Un dernier élément, mais qui a son importance, consiste à relever les travaux scientifiques pertinents. Ceux-ci sont de deux types: théoriques ou conceptuels, qui vont donner un éclairage plus précis et plus rigoureux sur les mécanismes par lesquels une pratique produit ses effets; et, les plus importants, empiriques, qui vont constater dans des conditions contrôlées la réalité et l'importance quantitative de ces prétendus effets.

Cette validation scientifique n'est pas un prérequis à l'utilisation de pratiques qui ont montré leur efficacité. J'aurai l'occasion de revenir sur ce sujet, mais il faut bien constater que le dialogue entre les chercheurs qui s'intéressent à la dynamique des projets agiles d'une part, et les praticiens d'autre part, n'est pas encore d'une grande qualité. On ne s'étonnera pas, par conséquent, que la recherche tarde à s'intéresser à ce que les praticiens trouvent évident depuis longtemps, ou que ces derniers ignorent des résultats que les chercheurs considèrent comme acquis. Mais la convergence au fil du temps entre
ces deux communautés me semble indispensable.

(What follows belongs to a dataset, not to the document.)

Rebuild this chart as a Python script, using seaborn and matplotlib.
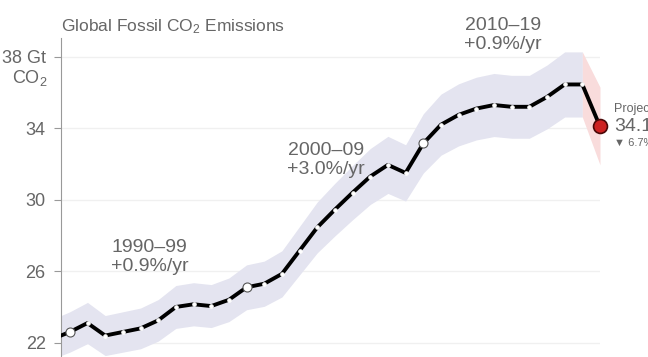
import numpy as np
import pandas as pd
import seaborn as sns
import matplotlib.pyplot as plt

years = list(range(1989, 2021))
emissions = [22.2, 22.6, 23.1, 22.4, 22.6, 22.8, 23.25, 24.0, 24.15, 24.05, 24.4,
             25.1, 25.3, 25.85, 27.15, 28.45, 29.45, 30.4, 31.3, 31.95, 31.5,
             33.15, 34.2, 34.75, 35.1, 35.3, 35.2, 35.2, 35.75, 36.45, 36.45, 34.1]
highlight_years = [1990, 2000, 2010]
band_pct = 0.05
proj_low, proj_high = 31.95, 36.3

yticks = [22, 26, 30, 34, 38]
ytick_labels = ["22", "26", "30", "34", "38 Gt"]

decades = [(1994.5, 25.8, "1990–99\n+0.9%/yr"),
           (2004.5, 31.2, "2000–09\n+3.0%/yr"),
           (2014.5, 38.2, "2010–19\n+0.9%/yr")]

df = pd.DataFrame({"year": years, "co2": emissions})
hist = df[df.year <= 2019]

sns.set_theme(style="white")
plt.rcParams["font.family"] = ["Liberation Sans", "DejaVu Sans"]
plt.rcParams["mathtext.default"] = "regular"
gray = "#666666"

fig = plt.figure(figsize=(6.48, 3.57), dpi=100)
ax = fig.add_axes([61 / 648, 0, 539 / 648, 319 / 357])

# uncertainty band
ax.fill_between(hist.year, hist.co2 * (1 - band_pct), hist.co2 * (1 + band_pct),
                color="#e4e4f0", lw=0, zorder=1)
ax.fill_between([2019, 2020],
                [emissions[-2] * (1 - band_pct), proj_low],
                [emissions[-2] * (1 + band_pct), proj_high],
                color="#f9dcdc", lw=0, zorder=1)

sns.lineplot(data=df, x="year", y="co2", ax=ax, color="black", lw=2.8,
             marker="o", markersize=2.5, markerfacecolor="white",
             markeredgecolor="white", zorder=3)

hl = df[df.year.isin(highlight_years)]
ax.plot(hl.year, hl.co2, "o", ms=6.5, mfc="white", mec="#555555", mew=0.8, zorder=4)
ax.plot([2020], [emissions[-1]], "o", ms=10, mfc="#cc2222", mec="#4a0808",
        mew=1.2, zorder=5, clip_on=False)

ax.set_xlim(1989.5, 2020)
ax.set_ylim(21.2, 39.05)
ax.set_yticks(yticks)
ax.set_yticklabels(ytick_labels)
ax.set_xticks([])
ax.set_xlabel("")
ax.set_ylabel("")
ax.grid(axis="y", color="#f0f0f0", lw=1)
for s in ["top", "right", "bottom"]:
    ax.spines[s].set_visible(False)
ax.spines["left"].set_color("#999999")
ax.spines["left"].set_linewidth(0.8)
ax.tick_params(axis="y", left=True, length=5, width=0.8, color="#999999",
               labelsize=13, labelcolor=gray, pad=6)

ax.text(-0.024, 36.8, "CO$_2$", transform=ax.get_yaxis_transform(), ha="right",
        va="center", fontsize=13, color=gray)
ax.text(0.0, 1.005, "Global Fossil CO$_2$ Emissions", transform=ax.transAxes,
        ha="left", va="bottom", fontsize=12.5, color=gray)

for x, y, label in decades:
    ax.text(x, y, label, ha="center", va="bottom", fontsize=14, color=gray,
            linespacing=1.15)

ax.text(2020.8, 35.1, "Projected", fontsize=9, color=gray, va="center", clip_on=False)
ax.text(2020.8, 34.1, "34.1", fontsize=14, color=gray, va="center", clip_on=False)
ax.text(2020.8, 33.2, "▼ 6.7%", fontsize=8, color=gray, va="center", clip_on=False)

fig.savefig("out.png", dpi=100)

Si les pratiques sont réellement utiles et produisent leurs effets de façon fiable, alors on doit être en mesure de le prouver; sinon c'est qu'elles ne sont qu'un placebo, et leur utilisation est nuisible puisqu'elles mobilisent une partie de l'énergie des intervenants d'un projet, qu'ils pourraient consacrer à d'autres pratiques qui elles sont réellement utiles.